Take the lines from the beginning of the material through the line containing "FR_L, FR_R = BOX_L" and retype them exactly, leaving the pictures out.

^^^^

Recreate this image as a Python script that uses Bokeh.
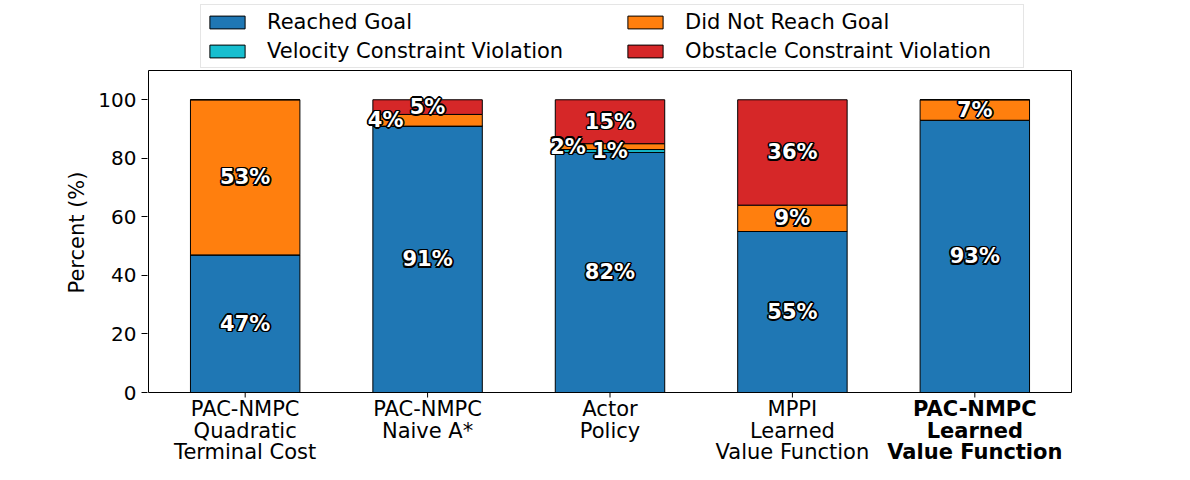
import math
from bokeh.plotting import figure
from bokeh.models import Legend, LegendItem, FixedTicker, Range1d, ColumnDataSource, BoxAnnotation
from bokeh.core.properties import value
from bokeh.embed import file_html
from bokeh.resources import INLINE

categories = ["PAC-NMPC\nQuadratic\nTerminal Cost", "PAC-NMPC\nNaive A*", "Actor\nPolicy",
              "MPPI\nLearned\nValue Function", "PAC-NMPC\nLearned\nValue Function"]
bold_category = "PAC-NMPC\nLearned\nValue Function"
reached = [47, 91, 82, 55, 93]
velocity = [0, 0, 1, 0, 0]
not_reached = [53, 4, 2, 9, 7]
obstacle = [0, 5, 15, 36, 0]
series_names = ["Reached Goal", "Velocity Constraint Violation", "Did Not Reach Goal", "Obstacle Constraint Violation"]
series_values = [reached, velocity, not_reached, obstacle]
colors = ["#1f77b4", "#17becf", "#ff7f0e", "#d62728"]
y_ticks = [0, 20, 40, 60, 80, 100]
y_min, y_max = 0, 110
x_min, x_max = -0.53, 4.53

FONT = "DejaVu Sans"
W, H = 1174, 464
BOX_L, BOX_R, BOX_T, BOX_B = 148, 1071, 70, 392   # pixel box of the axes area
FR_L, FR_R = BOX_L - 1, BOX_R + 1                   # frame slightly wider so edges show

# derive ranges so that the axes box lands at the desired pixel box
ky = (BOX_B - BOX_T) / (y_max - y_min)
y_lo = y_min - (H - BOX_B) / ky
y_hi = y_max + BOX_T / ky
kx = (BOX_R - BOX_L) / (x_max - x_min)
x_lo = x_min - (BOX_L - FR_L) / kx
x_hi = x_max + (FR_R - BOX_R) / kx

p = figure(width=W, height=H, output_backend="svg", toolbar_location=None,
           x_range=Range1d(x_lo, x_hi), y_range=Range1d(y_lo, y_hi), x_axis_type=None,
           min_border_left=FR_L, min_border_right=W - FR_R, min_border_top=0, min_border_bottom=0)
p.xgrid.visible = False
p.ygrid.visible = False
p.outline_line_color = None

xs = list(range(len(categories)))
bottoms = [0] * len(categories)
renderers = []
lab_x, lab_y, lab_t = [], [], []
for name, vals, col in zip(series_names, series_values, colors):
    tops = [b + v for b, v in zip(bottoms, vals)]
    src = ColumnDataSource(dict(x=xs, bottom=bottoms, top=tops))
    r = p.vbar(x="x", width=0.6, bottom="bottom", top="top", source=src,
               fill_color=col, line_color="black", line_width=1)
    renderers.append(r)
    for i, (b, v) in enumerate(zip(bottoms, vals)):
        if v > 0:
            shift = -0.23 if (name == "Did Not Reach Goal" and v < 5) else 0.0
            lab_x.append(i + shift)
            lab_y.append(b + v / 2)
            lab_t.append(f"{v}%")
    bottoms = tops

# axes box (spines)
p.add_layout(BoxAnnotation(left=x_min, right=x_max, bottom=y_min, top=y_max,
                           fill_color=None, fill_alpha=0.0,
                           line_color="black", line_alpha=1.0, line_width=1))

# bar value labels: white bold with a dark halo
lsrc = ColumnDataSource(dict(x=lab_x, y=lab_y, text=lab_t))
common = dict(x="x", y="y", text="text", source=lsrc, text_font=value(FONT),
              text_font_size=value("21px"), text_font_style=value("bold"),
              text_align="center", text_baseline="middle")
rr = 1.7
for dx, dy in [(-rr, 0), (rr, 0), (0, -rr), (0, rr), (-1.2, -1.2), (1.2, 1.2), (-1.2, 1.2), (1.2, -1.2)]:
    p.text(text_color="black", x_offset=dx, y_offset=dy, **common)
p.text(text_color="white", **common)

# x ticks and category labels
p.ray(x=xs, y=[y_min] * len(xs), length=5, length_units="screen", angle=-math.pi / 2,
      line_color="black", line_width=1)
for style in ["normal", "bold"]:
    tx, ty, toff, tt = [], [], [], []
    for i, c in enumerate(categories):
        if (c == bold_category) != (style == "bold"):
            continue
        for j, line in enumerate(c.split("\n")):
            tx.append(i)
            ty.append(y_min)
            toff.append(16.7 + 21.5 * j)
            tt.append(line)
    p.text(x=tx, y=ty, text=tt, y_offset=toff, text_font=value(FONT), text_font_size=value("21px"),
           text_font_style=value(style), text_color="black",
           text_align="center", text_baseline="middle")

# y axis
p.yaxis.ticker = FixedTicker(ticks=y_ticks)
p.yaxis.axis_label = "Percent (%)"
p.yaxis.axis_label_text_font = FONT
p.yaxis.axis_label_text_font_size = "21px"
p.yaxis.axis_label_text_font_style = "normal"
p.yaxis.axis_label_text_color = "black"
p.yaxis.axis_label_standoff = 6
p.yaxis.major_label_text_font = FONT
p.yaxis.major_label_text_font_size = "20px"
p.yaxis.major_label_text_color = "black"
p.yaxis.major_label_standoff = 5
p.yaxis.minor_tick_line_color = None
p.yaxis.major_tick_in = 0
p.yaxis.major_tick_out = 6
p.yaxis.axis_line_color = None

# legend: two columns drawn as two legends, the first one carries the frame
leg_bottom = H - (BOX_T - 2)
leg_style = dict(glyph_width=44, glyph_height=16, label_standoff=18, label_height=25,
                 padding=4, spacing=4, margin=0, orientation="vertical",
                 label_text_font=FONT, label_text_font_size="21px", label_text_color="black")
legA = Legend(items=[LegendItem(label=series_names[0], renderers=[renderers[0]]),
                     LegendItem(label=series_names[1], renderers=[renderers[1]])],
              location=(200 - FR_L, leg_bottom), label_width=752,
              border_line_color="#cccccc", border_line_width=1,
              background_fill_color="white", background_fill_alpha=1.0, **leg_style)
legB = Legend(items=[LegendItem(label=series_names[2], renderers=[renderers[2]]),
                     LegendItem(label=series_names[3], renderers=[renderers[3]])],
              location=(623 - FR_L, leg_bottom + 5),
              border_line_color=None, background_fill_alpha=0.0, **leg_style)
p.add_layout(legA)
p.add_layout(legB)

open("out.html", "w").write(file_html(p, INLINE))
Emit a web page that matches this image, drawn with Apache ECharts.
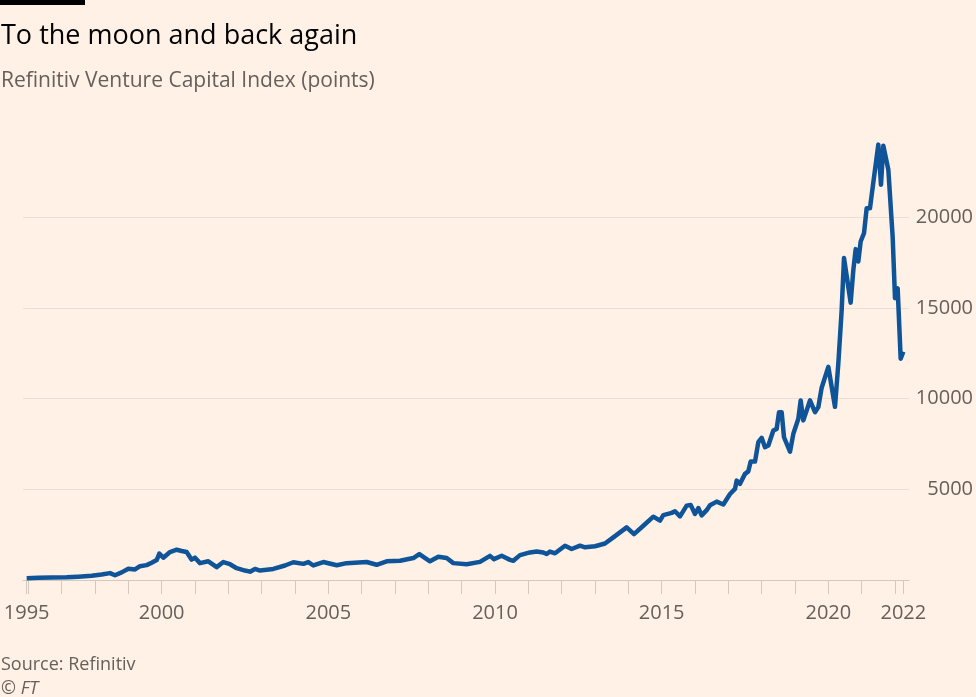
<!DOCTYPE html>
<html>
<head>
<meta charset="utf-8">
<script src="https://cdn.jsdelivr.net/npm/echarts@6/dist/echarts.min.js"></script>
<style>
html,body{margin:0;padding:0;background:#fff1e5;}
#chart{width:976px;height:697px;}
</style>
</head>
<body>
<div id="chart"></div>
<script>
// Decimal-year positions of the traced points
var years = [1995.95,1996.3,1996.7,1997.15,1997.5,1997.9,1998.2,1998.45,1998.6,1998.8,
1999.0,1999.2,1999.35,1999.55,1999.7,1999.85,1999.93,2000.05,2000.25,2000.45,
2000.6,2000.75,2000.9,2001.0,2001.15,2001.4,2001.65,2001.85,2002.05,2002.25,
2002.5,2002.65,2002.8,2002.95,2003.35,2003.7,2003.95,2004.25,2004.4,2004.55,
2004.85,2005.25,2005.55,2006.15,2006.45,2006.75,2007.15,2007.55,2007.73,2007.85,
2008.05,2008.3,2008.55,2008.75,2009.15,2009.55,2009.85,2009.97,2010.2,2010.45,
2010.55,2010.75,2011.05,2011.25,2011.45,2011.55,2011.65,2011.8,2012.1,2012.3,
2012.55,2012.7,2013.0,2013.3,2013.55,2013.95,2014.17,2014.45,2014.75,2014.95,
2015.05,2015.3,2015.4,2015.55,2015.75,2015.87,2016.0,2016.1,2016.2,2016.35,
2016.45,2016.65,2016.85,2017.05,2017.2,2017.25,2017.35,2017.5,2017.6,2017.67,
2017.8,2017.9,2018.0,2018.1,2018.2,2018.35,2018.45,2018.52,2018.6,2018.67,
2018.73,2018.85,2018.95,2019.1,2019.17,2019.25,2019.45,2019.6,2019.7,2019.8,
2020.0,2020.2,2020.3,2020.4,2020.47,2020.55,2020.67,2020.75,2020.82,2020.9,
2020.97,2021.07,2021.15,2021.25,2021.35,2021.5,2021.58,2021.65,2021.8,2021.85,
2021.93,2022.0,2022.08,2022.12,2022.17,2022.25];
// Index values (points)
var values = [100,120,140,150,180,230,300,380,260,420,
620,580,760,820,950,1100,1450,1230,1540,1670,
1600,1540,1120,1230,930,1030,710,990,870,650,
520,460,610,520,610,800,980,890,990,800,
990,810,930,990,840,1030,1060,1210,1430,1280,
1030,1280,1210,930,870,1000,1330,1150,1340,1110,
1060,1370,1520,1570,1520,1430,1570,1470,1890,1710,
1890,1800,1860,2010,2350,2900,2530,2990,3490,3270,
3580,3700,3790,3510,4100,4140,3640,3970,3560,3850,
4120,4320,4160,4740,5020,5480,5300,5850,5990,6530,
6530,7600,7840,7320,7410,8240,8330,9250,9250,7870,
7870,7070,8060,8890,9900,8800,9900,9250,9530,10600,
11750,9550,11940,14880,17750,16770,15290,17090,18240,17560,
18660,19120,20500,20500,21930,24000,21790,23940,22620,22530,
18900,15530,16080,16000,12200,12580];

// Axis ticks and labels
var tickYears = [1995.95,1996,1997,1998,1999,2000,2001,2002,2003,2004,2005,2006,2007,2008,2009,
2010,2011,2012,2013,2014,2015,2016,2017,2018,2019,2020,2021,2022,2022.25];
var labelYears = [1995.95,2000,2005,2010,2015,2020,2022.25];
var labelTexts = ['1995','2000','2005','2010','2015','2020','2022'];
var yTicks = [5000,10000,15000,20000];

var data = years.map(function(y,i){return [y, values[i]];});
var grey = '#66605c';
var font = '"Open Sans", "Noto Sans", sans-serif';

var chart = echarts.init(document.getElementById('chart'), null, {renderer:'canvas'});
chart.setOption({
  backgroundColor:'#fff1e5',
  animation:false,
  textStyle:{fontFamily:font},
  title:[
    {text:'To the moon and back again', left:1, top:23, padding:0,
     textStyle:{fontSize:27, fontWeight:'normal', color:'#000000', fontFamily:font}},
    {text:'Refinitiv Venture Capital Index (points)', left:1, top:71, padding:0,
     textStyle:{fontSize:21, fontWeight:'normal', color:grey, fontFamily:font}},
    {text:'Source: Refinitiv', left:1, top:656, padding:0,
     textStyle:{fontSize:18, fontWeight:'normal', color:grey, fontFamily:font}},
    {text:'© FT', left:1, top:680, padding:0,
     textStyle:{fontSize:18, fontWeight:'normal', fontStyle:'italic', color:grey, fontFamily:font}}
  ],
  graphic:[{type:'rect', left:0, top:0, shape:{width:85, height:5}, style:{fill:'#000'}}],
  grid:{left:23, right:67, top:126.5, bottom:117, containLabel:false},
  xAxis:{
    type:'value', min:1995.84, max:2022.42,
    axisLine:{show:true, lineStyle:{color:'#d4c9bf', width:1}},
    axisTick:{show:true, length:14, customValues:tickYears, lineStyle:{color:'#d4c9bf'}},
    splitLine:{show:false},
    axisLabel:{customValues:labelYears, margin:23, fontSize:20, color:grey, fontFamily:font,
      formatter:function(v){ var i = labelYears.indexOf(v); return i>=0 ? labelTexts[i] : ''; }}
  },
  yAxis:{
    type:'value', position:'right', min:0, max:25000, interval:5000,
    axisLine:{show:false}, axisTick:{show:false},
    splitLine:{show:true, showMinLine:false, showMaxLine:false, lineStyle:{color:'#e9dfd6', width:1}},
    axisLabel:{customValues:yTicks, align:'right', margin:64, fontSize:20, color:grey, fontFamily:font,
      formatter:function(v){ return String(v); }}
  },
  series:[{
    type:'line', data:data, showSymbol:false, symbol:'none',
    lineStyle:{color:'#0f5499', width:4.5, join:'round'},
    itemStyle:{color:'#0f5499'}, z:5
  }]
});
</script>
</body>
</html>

^^^^

## Answer to the task
Recreate this image as a Python script that uses Bokeh.
import math
from bokeh.plotting import figure
from bokeh.models import Legend, LegendItem, FixedTicker, Range1d, ColumnDataSource, BoxAnnotation
from bokeh.core.properties import value
from bokeh.embed import file_html
from bokeh.resources import INLINE

categories = ["PAC-NMPC\nQuadratic\nTerminal Cost", "PAC-NMPC\nNaive A*", "Actor\nPolicy",
              "MPPI\nLearned\nValue Function", "PAC-NMPC\nLearned\nValue Function"]
bold_category = "PAC-NMPC\nLearned\nValue Function"
reached = [47, 91, 82, 55, 93]
velocity = [0, 0, 1, 0, 0]
not_reached = [53, 4, 2, 9, 7]
obstacle = [0, 5, 15, 36, 0]
series_names = ["Reached Goal", "Velocity Constraint Violation", "Did Not Reach Goal", "Obstacle Constraint Violation"]
series_values = [reached, velocity, not_reached, obstacle]
colors = ["#1f77b4", "#17becf", "#ff7f0e", "#d62728"]
y_ticks = [0, 20, 40, 60, 80, 100]
y_min, y_max = 0, 110
x_min, x_max = -0.53, 4.53

FONT = "DejaVu Sans"
W, H = 1174, 464
BOX_L, BOX_R, BOX_T, BOX_B = 148, 1071, 70, 392   # pixel box of the axes area
FR_L, FR_R = BOX_L - 1, BOX_R + 1                   # frame slightly wider so edges show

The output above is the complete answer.